When an aggressive non-native species, Didemnum vexillum, showed up in Winchester Bay and Coos Bay last year, Oregon Sea Grant, the Oregon Dept. of Fish and Wildlife and the Oregon Coast Aquarium went to work. Sea Grant Extension agents began educating communities about the threat. Divers began scouring harbors and inlets for this “colonial tunicate,” which is on the top-100 list of species to be kept out of Oregon. The animal fouls nets, crab traps, boats and marine facilities. The State of Washington has spent more than $1 million control it in Puget Sound.

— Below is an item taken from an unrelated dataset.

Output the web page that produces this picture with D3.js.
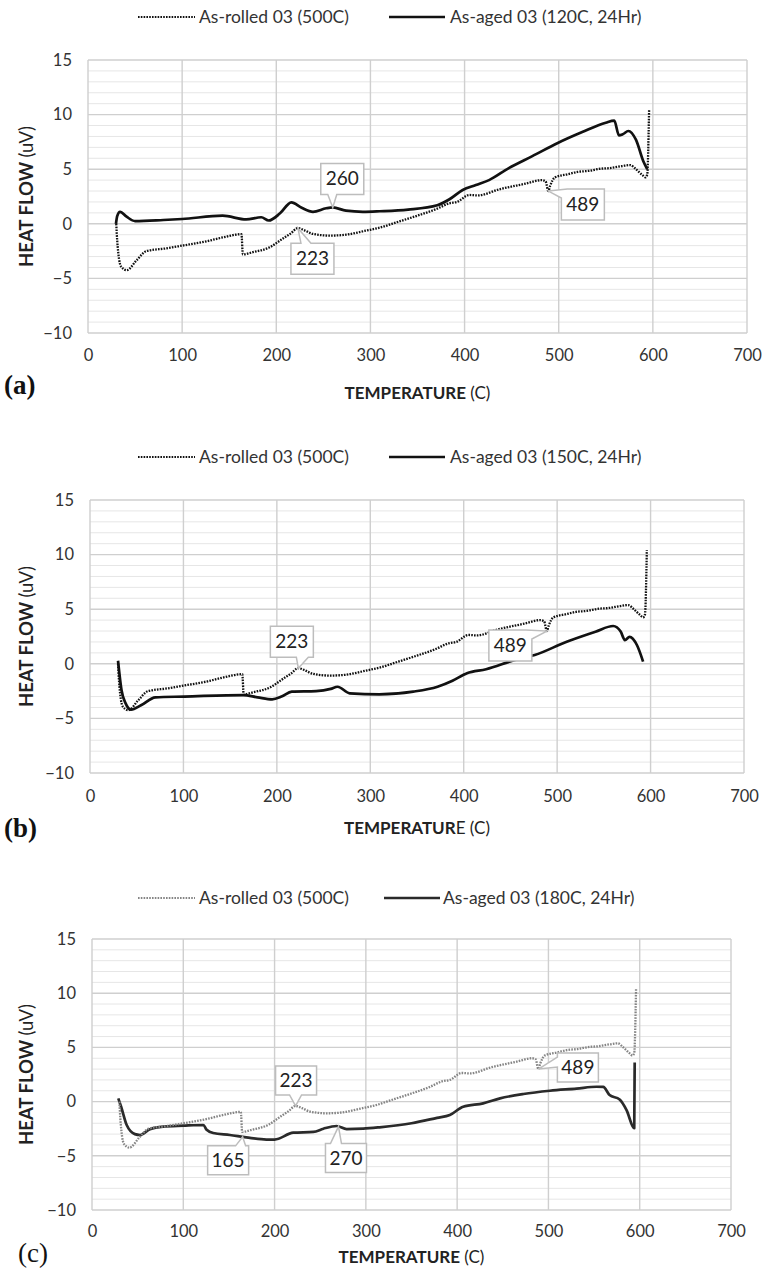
<!DOCTYPE html>
<html><head><meta charset="utf-8">
<script src="https://cdn.jsdelivr.net/npm/d3@7"></script>
<style>
html,body{margin:0;padding:0;background:#fff;}
svg{display:block;}
</style></head><body>
<svg id="fig" width="762" height="1274"></svg>
<script>
// ---- DTA traces: temperature (C) and heat flow (uV) ----
// As-rolled 03 (500C), drawn in every panel
const rolledT = [30, 31, 35, 41, 52, 62, 83, 100, 126, 143, 163, 164.5, 175, 193, 207, 215, 223, 230, 239, 257, 274, 295, 310, 330, 350, 370, 384, 392, 405, 414, 437, 465, 482, 486, 489, 491, 496, 510, 520, 532, 545, 554, 567, 576, 582, 589, 592, 594, 596];
const rolledV = [0, -1.5, -3.9, -4.25, -3.3, -2.5, -2.25, -2.0, -1.6, -1.25, -0.95, -2.8, -2.6, -2.15, -1.35, -0.9, -0.4, -0.6, -0.93, -1.08, -1.0, -0.63, -0.35, 0.2, 0.75, 1.35, 1.88, 2.0, 2.64, 2.6, 3.16, 3.68, 4.0, 3.9, 3.0, 3.5, 4.25, 4.55, 4.75, 4.85, 5.05, 5.1, 5.28, 5.38, 5.0, 4.45, 4.25, 4.5, 10.4];
// As-aged 03 (120C, 24Hr)
const aged120T = [29.7, 31, 34, 41, 50, 80, 100, 143, 168, 184, 192, 204, 216, 227, 239, 253, 260, 274, 292, 310, 340, 371, 384, 398, 412, 426, 447, 472, 499, 525, 550, 559, 564, 568, 574, 582, 590, 594];
const aged120V = [0.0, 0.7, 1.1, 0.65, 0.25, 0.35, 0.44, 0.74, 0.4, 0.6, 0.3, 0.96, 1.97, 1.47, 1.1, 1.42, 1.5, 1.2, 1.1, 1.15, 1.3, 1.7, 2.25, 3.1, 3.55, 4.0, 5.1, 6.2, 7.4, 8.4, 9.26, 9.45, 8.1, 8.2, 8.5, 7.7, 5.7, 5.0];
// As-aged 03 (150C, 24Hr)
const aged150T = [30, 33.7, 38, 44, 54.6, 70, 101, 164, 179.5, 195, 205, 216, 242, 257.6, 265, 278, 309.6, 346, 372, 388, 403.5, 424, 455, 476, 509.6, 541, 560, 568, 572.5, 577.5, 585.5, 592];
const aged150V = [0.28, -2.4, -3.6, -4.2, -3.8, -3.07, -3.0, -2.86, -3.07, -3.25, -3.0, -2.55, -2.5, -2.3, -2.1, -2.7, -2.8, -2.55, -2.1, -1.55, -0.87, -0.5, 0.35, 0.8, 2.0, 2.94, 3.46, 2.95, 2.17, 2.47, 1.7, 0.2];
// As-aged 03 (180C, 24Hr)
const aged180T = [28.8, 32, 38, 47, 52.6, 63.5, 78, 100, 122, 125.6, 132.7, 151, 169, 191, 200, 220.5, 242.5, 253.5, 268, 279, 297, 315, 350, 378, 392, 406.6, 428.5, 447, 472.5, 501.6, 530.8, 552.7, 560, 567, 578, 585.6, 594, 594.5];
const aged180V = [0.3, -0.5, -2.16, -3.0, -3.08, -2.54, -2.3, -2.22, -2.16, -2.6, -2.9, -3.08, -3.3, -3.5, -3.5, -2.87, -2.8, -2.5, -2.25, -2.54, -2.5, -2.37, -2.0, -1.5, -1.24, -0.47, -0.16, 0.3, 0.7, 1.0, 1.2, 1.37, 1.35, 0.6, 0.2, -0.78, -2.46, 3.6];

// ---- axis ticks and text ----
const xTicks = [0, 100, 200, 300, 400, 500, 600, 700];
const yTicks = [-10, -5, 0, 5, 10, 15];
const yMinor = d3.range(-10, 16, 1);
const rolledName = 'As-rolled 03 (500C)';
const agedNames = ['As-aged 03 (120C, 24Hr)', 'As-aged 03 (150C, 24Hr)', 'As-aged 03 (180C, 24Hr)'];
const panelLetters = ['(a)', '(b)', '(c)'];
// peak labels (temperature, C) per panel and the trace they point at
const peaksA = [['260', 'aged'], ['223', 'rolled'], ['489', 'rolled']];
const peaksB = [['223', 'rolled'], ['489', 'rolled']];
const peaksC = [['223', 'rolled'], ['165', 'aged'], ['270', 'aged'], ['489', 'rolled']];

// ---- layout ----
const panels = [
  { left: 88, right: 747, top: 60, bottom: 333, legY: 17, legX: [138, 195, 199, 389, 445, 450],
    tickDy: 24, titleY: 393, letterX: 4, letterY: 385, letterWeight: 'bold',
    aged: [aged120T, aged120V], rolledColor: '#111', agedColor: '#111', titleSplit: 11, peaks: peaksA,
    boxes: [
      { dx: -12, dy: -44, side: 'bottom', a: 7, b: 16, w: 43, h: 31 },
      { dx: -7, dy: 15, side: 'top', a: 10, b: 20, w: 43, h: 31 },
      { dx: 13, dy: -2, side: 'topleft', a: 6, b: 9, w: 43, h: 31 } ] },
  { left: 90, right: 744, top: 500, bottom: 773, legY: 457, legX: [138, 195, 199, 389, 445, 450],
    tickDy: 25, titleY: 828, letterX: 4, letterY: 828, letterWeight: 'bold',
    aged: [aged150T, aged150V], rolledColor: '#111', agedColor: '#111', titleSplit: 10, peaks: peaksB,
    boxes: [
      { dx: -28, dy: -42, side: 'bottom', a: 26, b: 38, w: 43, h: 31 },
      { dx: -58, dy: -1, side: 'topright', a: 6, b: 9, w: 43, h: 31 } ] },
  { left: 92, right: 731, top: 939, bottom: 1210, legY: 898, legX: [138, 195, 199, 384, 440, 443],
    tickDy: 23, titleY: 1257, letterX: 18, letterY: 1253, letterWeight: 'normal',
    aged: [aged180T, aged180V], rolledColor: '#858585', agedColor: '#2a2a2a', titleSplit: 11, peaks: peaksC,
    boxes: [
      { dx: -20, dy: -40, side: 'bottom', a: 14, b: 26, w: 41, h: 29 },
      { dx: -35, dy: 9, side: 'top', a: 28, b: 38, w: 41, h: 29 },
      { dx: -13, dy: 17, side: 'top', a: 5, b: 16, w: 41, h: 29 },
      { dx: 19, dy: -16, side: 'left', a: 4, b: 14, w: 41, h: 29 } ] }
];

const FONT = "Lato, 'Open Sans', sans-serif";
const svg = d3.select('#fig');

function zipTV(T, V) { return T.map((t, i) => ({ t, v: V[i] })); }

// linear interpolation of a trace at temperature t
function valueAt(T, V, t) {
  const i = d3.bisectLeft(T, t);
  if (i <= 0) return V[0];
  if (i >= T.length) return V[V.length - 1];
  if (T[i] === t) return V[i];
  const f = (t - T[i - 1]) / (T[i] - T[i - 1]);
  return V[i - 1] + f * (V[i] - V[i - 1]);
}

// rectangle with a wedge pointing at (tx, ty)
function calloutPath(x0, y0, w, h, tx, ty, side, a, b) {
  const x1 = x0 + w, y1 = y0 + h;
  let p;
  switch (side) {
    case 'top': p = [[x0, y0], [x0 + a, y0], [tx, ty], [x0 + b, y0], [x1, y0], [x1, y1], [x0, y1]]; break;
    case 'bottom': p = [[x0, y0], [x1, y0], [x1, y1], [x0 + b, y1], [tx, ty], [x0 + a, y1], [x0, y1]]; break;
    case 'left': p = [[x0, y0], [x1, y0], [x1, y1], [x0, y1], [x0, y0 + b], [tx, ty], [x0, y0 + a]]; break;
    case 'topleft': p = [[x0 + a, y0], [x1, y0], [x1, y1], [x0, y1], [x0, y0 + b], [tx, ty]]; break;
    case 'topright': p = [[x0, y0], [x1 - a, y0], [tx, ty], [x1, y0 + b], [x1, y1], [x0, y1]]; break;
  }
  return 'M' + p.map(q => q.join(',')).join('L') + 'Z';
}

panels.forEach((P, k) => {
  const g = svg.append('g');
  const x = d3.scaleLinear().domain([0, 700]).range([P.left, P.right]);
  const y = d3.scaleLinear().domain([-10, 15]).range([P.bottom, P.top]);

  // minor horizontal grid
  g.append('g').selectAll('line').data(yMinor.filter(v => v % 5 !== 0)).join('line')
    .attr('x1', P.left).attr('x2', P.right).attr('y1', d => y(d)).attr('y2', d => y(d))
    .attr('stroke', '#e6e6e6').attr('stroke-width', 1);
  // major horizontal grid
  g.append('g').selectAll('line').data(yTicks).join('line')
    .attr('x1', P.left).attr('x2', P.right).attr('y1', d => y(d)).attr('y2', d => y(d))
    .attr('stroke', '#cfcfcf').attr('stroke-width', 1.4);
  // vertical grid
  g.append('g').selectAll('line').data(xTicks).join('line')
    .attr('x1', d => x(d)).attr('x2', d => x(d)).attr('y1', P.top).attr('y2', P.bottom)
    .attr('stroke', '#cfcfcf').attr('stroke-width', 1.4);

  // axes (labels only; the grid carries the lines)
  const xa = g.append('g').attr('transform', `translate(0,${P.bottom})`)
    .call(d3.axisBottom(x).tickValues(xTicks).tickSize(0).tickPadding(P.tickDy - 8));
  const ya = g.append('g').attr('transform', `translate(${P.left},0)`)
    .call(d3.axisLeft(y).tickValues(yTicks).tickSize(0).tickPadding(16));
  [xa, ya].forEach(a => {
    a.select('.domain').remove();
    a.selectAll('text').attr('font-family', FONT).attr('font-size', 16.5).attr('fill', '#333');
  });

  // traces
  const line = d3.line().curve(d3.curveMonotoneX).x(d => x(d.t)).y(d => y(d.v));
  g.append('path').datum(zipTV(P.aged[0], P.aged[1])).attr('d', line)
    .attr('fill', 'none').attr('stroke', P.agedColor).attr('stroke-width', 2.7)
    .attr('stroke-linejoin', 'round');
  g.append('path').datum(zipTV(rolledT, rolledV)).attr('d', line)
    .attr('fill', 'none').attr('stroke', P.rolledColor).attr('stroke-width', 2.3)
    .attr('stroke-dasharray', '1.6,1.2');

  // peak callouts
  P.peaks.forEach(([label, which], i) => {
    const B = P.boxes[i];
    const t = +label;
    const v = which === 'aged' ? valueAt(P.aged[0], P.aged[1], t) : valueAt(rolledT, rolledV, t);
    const tx = x(t), ty = y(v);
    const x0 = tx + B.dx, y0 = ty + B.dy;
    g.append('path').attr('d', calloutPath(x0, y0, B.w, B.h, tx, ty, B.side, B.a, B.b))
      .attr('fill', '#fff').attr('stroke', '#bdbdbd').attr('stroke-width', 1.5);
    g.append('text').attr('x', x0 + B.w / 2).attr('y', y0 + B.h / 2 + 6.5)
      .attr('text-anchor', 'middle').attr('font-family', FONT).attr('font-size', 19)
      .attr('fill', '#222').text(label);
  });

  // legend
  const L = P.legX;
  g.append('line').attr('x1', L[0]).attr('x2', L[1]).attr('y1', P.legY).attr('y2', P.legY)
    .attr('stroke', P.rolledColor).attr('stroke-width', 2).attr('stroke-dasharray', '1.6,1.2');
  g.append('text').attr('x', L[2]).attr('y', P.legY + 6).attr('font-family', FONT)
    .attr('font-size', 17.5).attr('fill', '#333').text(rolledName);
  g.append('line').attr('x1', L[3]).attr('x2', L[4]).attr('y1', P.legY).attr('y2', P.legY)
    .attr('stroke', P.agedColor).attr('stroke-width', 2.6);
  g.append('text').attr('x', L[5]).attr('y', P.legY + 6).attr('font-family', FONT)
    .attr('font-size', 17.5).attr('fill', '#333').text(agedNames[k]);

  // axis titles
  const yt = g.append('text').attr('transform', `translate(33,${(P.top + P.bottom) / 2}) rotate(-90)`)
    .attr('text-anchor', 'middle').attr('font-family', FONT).attr('font-size', 18.5).attr('fill', '#222');
  yt.append('tspan').attr('font-weight', 'bold').text('HEAT FLOW ');
  yt.append('tspan').text('(uV)');
  const title = 'TEMPERATURE (C)';
  const xt = g.append('text').attr('x', (P.left + P.right) / 2).attr('y', P.titleY + 6)
    .attr('text-anchor', 'middle').attr('font-family', FONT).attr('font-size', 17).attr('fill', '#222');
  xt.append('tspan').attr('font-weight', 'bold').text(title.slice(0, P.titleSplit));
  xt.append('tspan').text(title.slice(P.titleSplit));

  // panel letter
  g.append('text').attr('x', P.letterX).attr('y', P.letterY + 9)
    .attr('font-family', "'Liberation Serif', 'Times New Roman', serif")
    .attr('font-weight', P.letterWeight).attr('font-size', 27).attr('fill', '#111')
    .text(panelLetters[k]);
});
</script>
</body></html>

If it gets a foothold in Oregon, it wouldn’t be the first invader. English ivy, non-native crayfish, New Zealand mudsnails and European green crabs are well-established here. Non-native species enter the state in cars, recreational boats, ships, airplanes and on the wind. As an Oregon Sea Grant educator and chair of the Oregon Invasive Species Council, Sam Chan coordinates efforts to identify threats and curb new infestations.

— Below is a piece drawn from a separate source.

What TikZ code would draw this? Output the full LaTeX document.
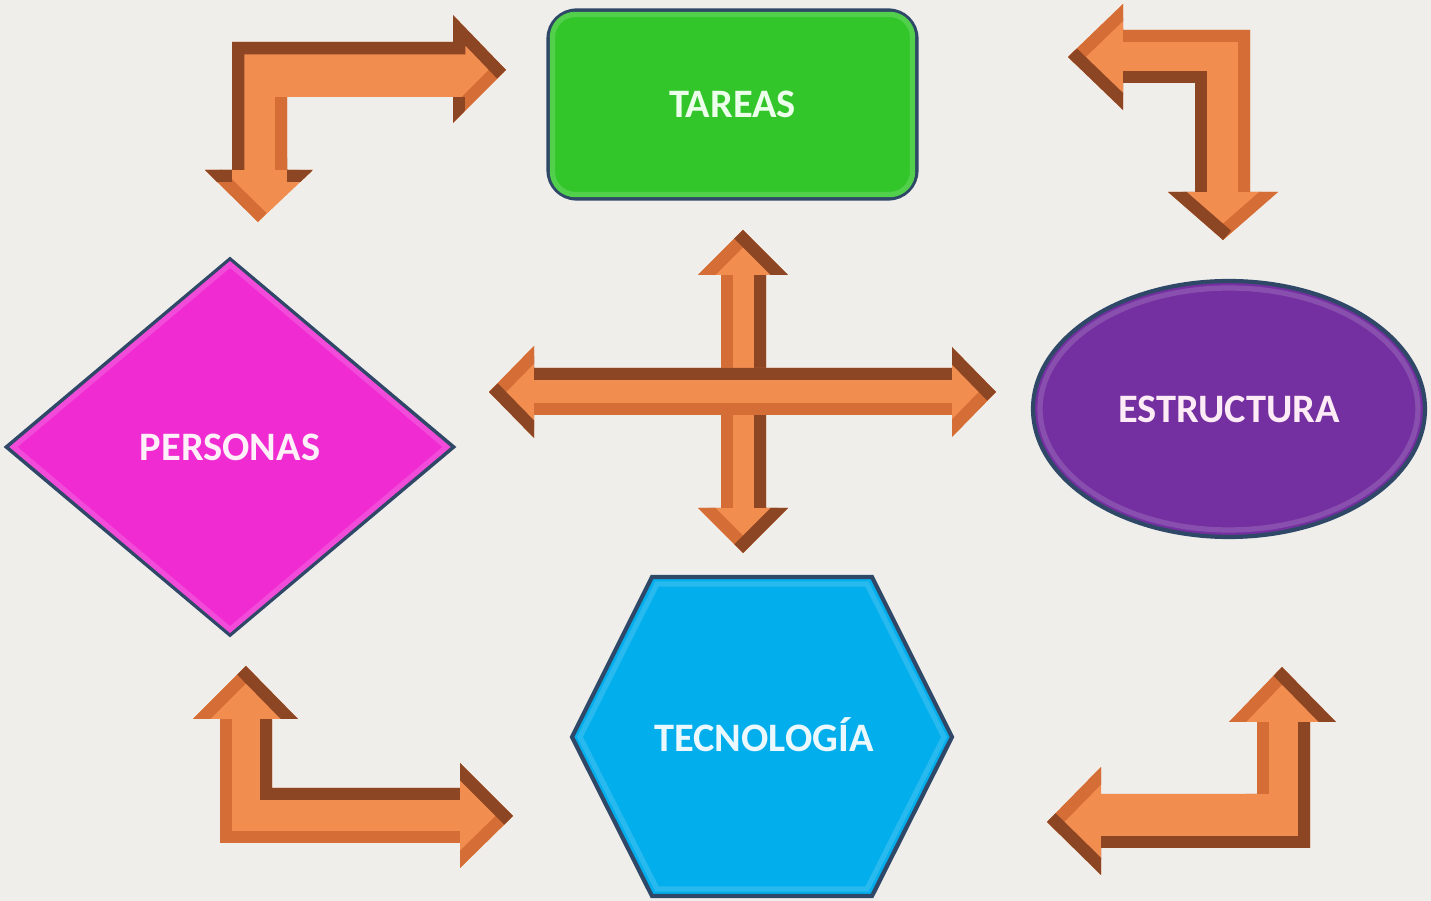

At the May 9 Corvallis Science Pub, Chan will discuss invasives in Oregon and in other states and the economic and environmental costs of managing them. He’ll provide updates on efforts to manage the pest that causes “sudden oak death” and several pathways for new species to enter the state: biology classes in schools and campgrounds and resorts that import firewood from as far away as Asia.
Science Pub takes place at the Old World Deli, 341 SW 2nd Street, the second Monday of each month from 6-8 pm. The talks are free and open to the public. Come early to get a good table and enjoy some food and drink before the program starts. If you can’t make it to the deli, Science Pub is also streamed live on the Web, courtesy of OSU’s Terra magazine.